DRC has played well in practices battling Pro Bowl receiver Larry Fitzgerald. To the naked eye, there are no lingering issues with the knee.
Rodgers-Cromartie made six interceptions last year on his way to his first Pro Bowl in just his second season. But he also admitted during the year he would blank out on plays or become bored and not as focused when teams didn't throw in his direction.
The 2010 version of the player is not the same, said safety and camp roommate Adrian Wilson.
"He still tells jokes now and then and he'll still take a play off now and then, but he is a lot more focused," said Wilson, adding that's exactly how it should be.
"He's all-pro," Wilson added. "His pay grade should have him come out here and play the way he needs to play and that is the bottom line. Whenever you are top five in the position, or whatever you consider yourself, you need to come to practice every day and put in the work."

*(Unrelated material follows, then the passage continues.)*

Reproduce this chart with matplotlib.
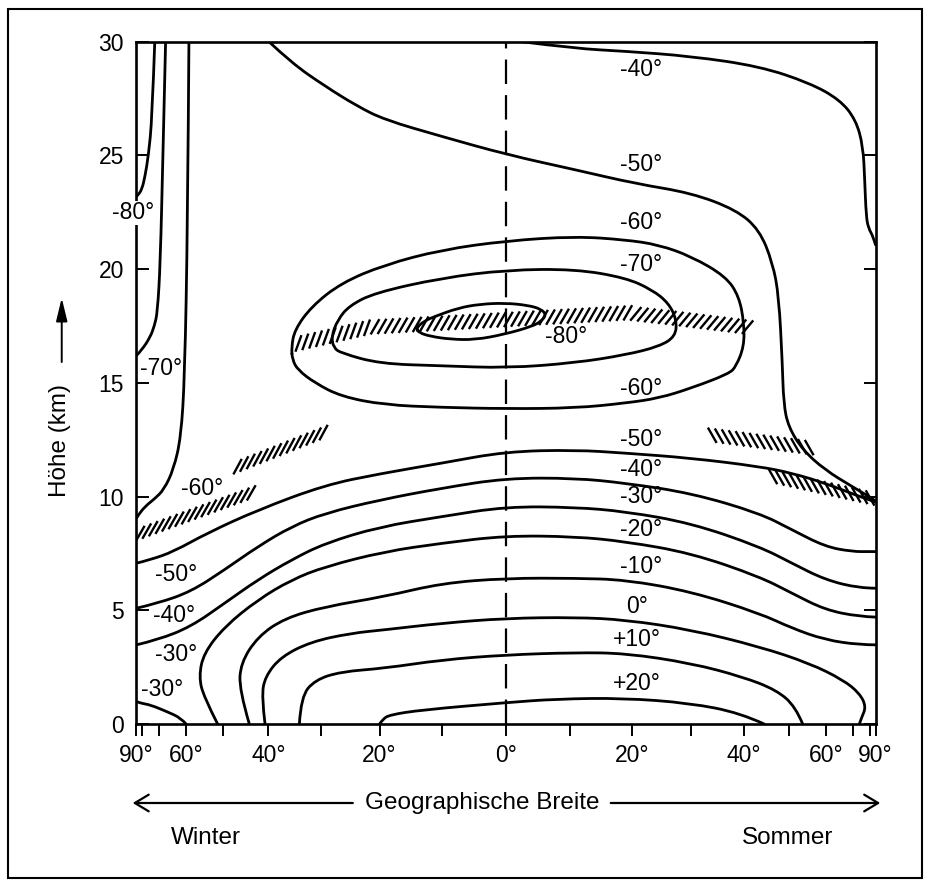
import numpy as np
import matplotlib
matplotlib.use("Agg")
from matplotlib import pyplot as plt
from matplotlib import patheffects
from matplotlib.path import Path
from matplotlib.patches import PathPatch, Rectangle

plt.rcParams["font.family"] = ["Liberation Sans", "DejaVu Sans"]

# isotherms: latitude in degrees (winter hemisphere negative), height in km
lat_m80_pole = [-71.9, -73.3, -75.4, -77.6, -80.2, -85.0, -90.0]
km_m80_pole = [30.0, 26.6, 25.0, 24.1, 23.5, 23.25, 23.2]

lat_m70_pole = [-67.1, -68.2, -69.3, -70.6, -72.1, -74.4, -80.2, -90.0]
km_m70_pole = [30.0, 25.0, 20.3, 18.1, 17.5, 17.0, 16.45, 16.2]

lat_m60_pole = [-59.1, -59.5, -60.4, -61.6, -64.1, -67.8, -72.0, -77.7, -84.0, -90.0]
km_m60_pole = [30.0, 22.0, 15.3, 12.6, 11.2, 10.3, 9.9, 9.56, 9.2, 9.05]

lat_m40_top = [2.45, 10.8, 18.9, 30.1, 43.3, 55.2, 64.6, 71.2, 75.1, 76.1, 77.1, 78.8, 83.4, 90.0]
km_m40_top = [30.0, 29.7, 29.58, 29.36, 28.92, 28.19, 27.45, 26.57, 25.4, 23.93, 22.32, 21.8, 21.44, 21.07]

lat_m50_top = [-39.9, -35.5, -29.3, -23.7, -19.2, -10.1, 0.2, 10.8, 20.5, 30.1, 38.5, 43.3,
               46.2, 47.6, 48.4, 48.7, 49.8, 53.4, 59.7, 69.5, 86.0, 90.0]
km_m50_top = [30.0, 29.07, 28.04, 27.16, 26.57, 25.84, 25.03, 24.37, 23.76, 23.35, 22.61, 21.73,
              20.27, 18.8, 15.87, 14.1, 13.08, 12.05, 11.17, 10.44, 9.85, 9.8]

lat_m60_ring = [-35.5, -34.9, -31.75, -26.5, -19.2, -10.05, 0.2, 10.8, 18.9, 24.4, 30.1, 36.5, 39.1,
                40.1, 40.1, 38.5, 37.1, 30.1, 24.5, 18.9, 10.8, 0.0, -10.05, -19.2, -26.5, -31.1,
                -34.3, -35.3, -35.5]
km_m60_ring = [16.54, 17.33, 18.36, 19.39, 20.19, 20.85, 21.25, 21.44, 21.29, 21.07, 20.56, 19.68, 18.8,
               17.63, 16.6, 15.72, 15.4, 14.77, 14.33, 14.11, 13.89, 13.86, 13.92, 14.03, 14.4, 14.99,
               15.57, 16.01, 16.54]

lat_m70_ring = [-28.2, -27.1, -25.1, -20.8, -10.05, 0.2, 10.8, 18.9, 23.3, 26.1, 27.5, 27.3, 24.5,
                18.9, 10.8, 0.2, -10.05, -20.0, -26.5, -27.8, -28.2]
km_m70_ring = [17.04, 17.77, 18.39, 18.96, 19.61, 19.97, 20.0, 19.62, 19.09, 18.51, 17.77, 17.04, 16.6,
               16.23, 15.88, 15.65, 15.75, 15.84, 16.31, 16.54, 17.04]

lat_m80_core = [-14.1, -12.7, -11.1, -7.45, -4.06, -0.16, 3.44, 5.47, 6.25, 5.47, 4.02, -0.16, -4.84,
                -8.75, -11.7, -13.6, -14.1]
km_m80_core = [17.41, 17.73, 17.92, 18.29, 18.46, 18.51, 18.41, 18.24, 17.99, 17.71, 17.48, 17.14, 16.89,
               16.92, 17.04, 17.2, 17.41]

lat_m50 = [-90.0, -74.3, -64.1, -54.0, -42.2, -29.3, -20.0, -10.0, 0.0, 10.8, 18.9, 30.1, 43.3, 50.7,
           59.7, 73.1, 86.0, 90.0]
km_m50 = [7.07, 7.22, 7.58, 8.39, 9.41, 10.51, 11.0, 11.47, 11.98, 12.05, 11.91, 11.69, 11.32, 11.03,
          10.59, 10.0, 9.78, 9.75]

lat_m40 = [-90.0, -70.4, -58.5, -49.6, -42.2, -35.5, -29.3, -20.0, -10.0, 0.0, 10.8, 18.9, 30.1, 43.3,
           50.7, 59.7, 69.5, 80.0, 90.0]
km_m40 = [5.09, 5.31, 5.82, 6.78, 7.8, 8.68, 9.27, 9.85, 10.37, 10.81, 10.81, 10.59, 10.15, 9.27,
          8.54, 7.8, 7.58, 7.58, 7.58]

lat_m30 = [-90.0, -70.4, -58.5, -49.6, -42.2, -35.5, -29.3, -20.0, -10.0, 0.0, 10.8, 18.9, 30.1, 43.3,
           50.7, 59.7, 73.1, 90.0]
km_m30 = [3.48, 3.7, 4.28, 5.31, 6.34, 7.22, 7.95, 8.67, 9.12, 9.56, 9.53, 9.34, 8.83, 7.8,
          7.07, 6.34, 5.97, 5.97]

lat_m20 = [-51.3, -54.9, -56.2, -54.9, -49.6, -42.2, -35.5, -29.3, -19.2, -10.0, 0.0, 10.8, 18.9, 30.1,
           43.3, 50.7, 59.7, 73.0, 90.0]
km_m20 = [0.0, 1.2, 2.08, 3.11, 4.28, 5.46, 6.34, 6.92, 7.58, 7.95, 8.28, 8.24, 8.02, 7.51,
          6.48, 5.75, 5.02, 4.72, 4.7]

lat_m10 = [-44.0, -46.2, -45.9, -42.2, -36.8, -29.3, -19.2, -10.0, 0.0, 10.8, 18.9, 30.1, 43.3, 50.7,
           59.7, 73.1, 90.0]
km_m10 = [0.0, 1.5, 2.67, 3.84, 4.65, 5.16, 5.6, 6.19, 6.41, 6.41, 6.34, 5.82, 4.87, 4.21,
          3.7, 3.48, 3.48]

lat_0 = [-40.7, -41.4, -40.7, -37.5, -31.8, -24.8, -19.2, -10.0, 0.0, 10.8, 18.9, 30.1, 43.3, 55.2,
         65.8, 73.1, 77.1, 74.1, 73.0]
km_0 = [0.0, 1.2, 2.08, 2.96, 3.62, 3.99, 4.14, 4.43, 4.65, 4.69, 4.58, 4.14, 3.4, 2.67,
        1.94, 1.35, 0.76, 0.26, 0.0]

lat_p10 = [-34.0, -33.7, -31.1, -26.5, -19.2, -10.0, 0.0, 10.8, 18.9, 30.1, 39.7, 47.0, 51.6, 53.4]
km_p10 = [0.0, 1.2, 1.94, 2.3, 2.45, 2.82, 3.04, 3.14, 3.11, 2.67, 2.08, 1.5, 0.76, 0.0]

lat_p20 = [-20.0, -19.5, -18.4, -13.1, 0.0, 7.9, 18.5, 29.8, 39.4, 44.3]
km_p20 = [0.0, 0.2, 0.4, 0.62, 0.94, 1.1, 1.14, 0.92, 0.48, 0.0]

lat_m30_corner = [-90.0, -80.0, -74.3, -66.5, -61.6, -60.0]
km_m30_corner = [0.98, 0.9, 0.84, 0.54, 0.26, 0.0]

# tropopause segments (hatched)
lat_tp_winter_low = [-87.3, -42.9]
km_tp_winter_low = [8.32, 10.21]
lat_tp_winter_high = [-47.3, -29.0]
km_tp_winter_high = [11.25, 12.86]
lat_tp_tropics = [-34.6, -20.8, 0.15, 19.7, 27.3, 41.3]
km_tp_tropics = [16.67, 17.46, 17.78, 18.08, 17.86, 17.46]
lat_tp_summer_high = [33.3, 56.1]
km_tp_summer_high = [12.71, 12.13]
lat_tp_summer_low = [45.5, 84.0]
km_tp_summer_low = [10.91, 9.9]

# isotherm labels
label_text = ["-40°", "-50°", "-60°", "-70°", "-80°", "-60°", "-50°", "-40°", "-30°", "-20°",
              "-10°", "0°", "+10°", "+20°",
              "-70°", "-60°", "-50°", "-40°", "-30°", "-30°"]
label_lat = [21.4, 21.4, 21.4, 21.4, 9.3, 21.4, 21.4, 21.4, 21.4, 21.4,
             21.4, 20.7, 20.7, 20.7,
             -68.9, -55.4, -63.3, -64.1, -63.3, -68.5]
label_km = [28.79, 24.61, 22.06, 20.22, 17.05, 14.76, 12.49, 11.17, 10.0, 8.53,
            6.93, 5.17, 3.7, 1.78,
            15.62, 10.34, 6.56, 4.75, 3.04, 1.5]

xtick_major = [-90, -60, -40, -20, 0, 20, 40, 60, 90]
xtick_minor = [-80, -70, -50, -30, -10, 10, 30, 50, 70, 80]
ytick_vals = [0, 5, 10, 15, 20, 25, 30]


def to_sin(lat):
    return np.sin(np.radians(lat))


def from_sin(s):
    return np.degrees(np.arcsin(np.clip(s, -1.0, 1.0)))


def mid(p, q):
    # halfway point measured on the sine axis
    return (float(from_sin((to_sin(p[0]) + to_sin(q[0])) / 2)), (p[1] + q[1]) / 2)


def smooth_path(lat, km):
    pts = list(zip(lat, km))
    closed = pts[0] == pts[-1]
    verts, codes = [], []
    if closed:
        pts = pts[:-1]
        n = len(pts)
        verts.append(mid(pts[-1], pts[0]))
        codes.append(Path.MOVETO)
        for i in range(n):
            verts += [pts[i], mid(pts[i], pts[(i + 1) % n])]
            codes += [Path.CURVE3, Path.CURVE3]
        return Path(verts, codes)
    n = len(pts)
    verts.append(pts[0])
    codes.append(Path.MOVETO)
    if n == 2:
        verts.append(pts[1])
        codes.append(Path.LINETO)
        return Path(verts, codes)
    for i in range(1, n - 1):
        end = pts[i + 1] if i == n - 2 else mid(pts[i], pts[i + 1])
        verts += [pts[i], end]
        codes += [Path.CURVE3, Path.CURVE3]
    return Path(verts, codes)


fig = plt.figure(figsize=(9.31, 8.8), dpi=100)
ax = fig.add_axes([0.1466, 0.1773, 0.7938, 0.7753])
ax.set_xscale("function", functions=(to_sin, from_sin))
ax.set_xlim(-90, 90)
ax.set_ylim(0, 30)

isotherms = [
    (lat_m80_pole, km_m80_pole), (lat_m70_pole, km_m70_pole), (lat_m60_pole, km_m60_pole),
    (lat_m40_top, km_m40_top), (lat_m50_top, km_m50_top),
    (lat_m60_ring, km_m60_ring), (lat_m70_ring, km_m70_ring), (lat_m80_core, km_m80_core),
    (lat_m50, km_m50), (lat_m40, km_m40), (lat_m30, km_m30), (lat_m20, km_m20),
    (lat_m10, km_m10), (lat_0, km_0), (lat_p10, km_p10), (lat_p20, km_p20),
    (lat_m30_corner, km_m30_corner),
]
for lat, km in isotherms:
    ax.add_patch(PathPatch(smooth_path(lat, km), fill=False, edgecolor="black", lw=2.0,
                           joinstyle="round", capstyle="round"))

# equator
ax.axvline(0, color="black", lw=1.6, ls=(0, (11, 5)))

# tropopause: short slanted strokes only
hatch_kw = dict(spacing=5.0, length=2.2, linewidth=1.7)
tropopause = [
    (lat_tp_winter_low, km_tp_winter_low, 40, (-2.7, -4.7)),
    (lat_tp_winter_high, km_tp_winter_high, 40, (-2.7, -4.7)),
    (lat_tp_tropics, km_tp_tropics, 57, (-2.7, -4.7)),
    (lat_tp_summer_high, km_tp_summer_high, 127, (2.7, -4.7)),
    (lat_tp_summer_low, km_tp_summer_low, 132, (2.7, -4.7)),
]
for lat, km, ang, off in tropopause:
    ax.plot(lat, km, color="black",
            path_effects=[patheffects.TickedStroke(offset=off, angle=ang, **hatch_kw)])

for txt, lat, km in zip(label_text, label_lat, label_km):
    ax.text(lat, km, txt, fontsize=16.5, ha="center", va="center")

# the -80° label near the pole sits across the frame
ax.text(-0.0045, 22.48, "-80°", transform=ax.get_yaxis_transform(), fontsize=16.5,
        ha="center", va="center", zorder=5, clip_on=False,
        bbox=dict(facecolor="white", edgecolor="none", pad=0.5))

ax.set_xticks(xtick_major)
ax.set_xticklabels([f"{abs(v)}°" for v in xtick_major])
ax.set_xticks(xtick_minor, minor=True)
ax.set_yticks(ytick_vals)
ax.set_yticklabels([str(v) for v in ytick_vals])
ax.tick_params(axis="x", which="both", direction="out", length=8.5, width=1.4,
               labelsize=16.5, pad=6)
ax.tick_params(axis="y", which="both", direction="in", length=9, width=1.4,
               left=True, right=True, labelsize=16.5, pad=9)
for sp in ax.spines.values():
    sp.set_linewidth(1.9)

# axis titles
fig.text(0.0645, 0.50, "Höhe (km)", rotation=90, ha="center", va="center", fontsize=17.5)
ax.annotate("", xy=(0.0663, 0.6614), xytext=(0.0663, 0.5886), xycoords="figure fraction",
            arrowprops=dict(arrowstyle="-|>,head_length=0.7,head_width=0.17", lw=1.4,
                            color="black", mutation_scale=20, shrinkA=0, shrinkB=0))

fig.text(0.5175, 0.0875, "Geographische Breite", ha="center", va="center", fontsize=17.5)
arrow_kw = dict(arrowstyle="->,head_length=0.5,head_width=0.3", lw=1.6, color="black",
                mutation_scale=20, shrinkA=0, shrinkB=0)
ax.annotate("", xy=(0.1425, 0.0875), xytext=(0.379, 0.0875), xycoords="figure fraction",
            arrowprops=arrow_kw)
ax.annotate("", xy=(0.9455, 0.0875), xytext=(0.656, 0.0875), xycoords="figure fraction",
            arrowprops=arrow_kw)
fig.text(0.2215, 0.0475, "Winter", ha="center", va="center", fontsize=17.5)
fig.text(0.846, 0.0475, "Sommer", ha="center", va="center", fontsize=17.5)

fig.add_artist(Rectangle((0.0086, 0.0023), 0.9817, 0.9875, transform=fig.transFigure,
                         fill=False, edgecolor="black", lw=1.5))

fig.savefig("out.png", dpi=100, facecolor="white")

That alone helps his teammates. Toler said DRC "doesn't even realize he is teaching when he is playing."
"You just try and watch what he does," Toler said. "You see the technique in his game and yet he isn't afraid to take chances."
Defensive backs coach Donnie Henderson chuckled when reminded Rodgers-Cromartie said this summer he didn't want to be a leader. At the time Henderson was new, the coach said, and part of that was DRC trying to protect himself because it was foreign.
Yet looking at other cornerbacks like the unproven Toler, the undersized Adams, the rookies, or guys like Justin Miller and Trumaine McBride (both of whom were out of football at the end of 2009) leads down one road: DRC as point man.
"He has to take a bigger involvement," Henderson said.
It's a strange place to be for a guy who likes to break into dance before plays at practice or wear a Toy Story backpack during road trips. And in fact, DRC refuses to let maturity kill his fun.
"No questions asked, that ain't going nowhere," Rodgers-Cromartie said. "I'm still going to be the goofball.
"I can be the leader at the same time. But has far as being hyper and outgoing, that ain't going anywhere."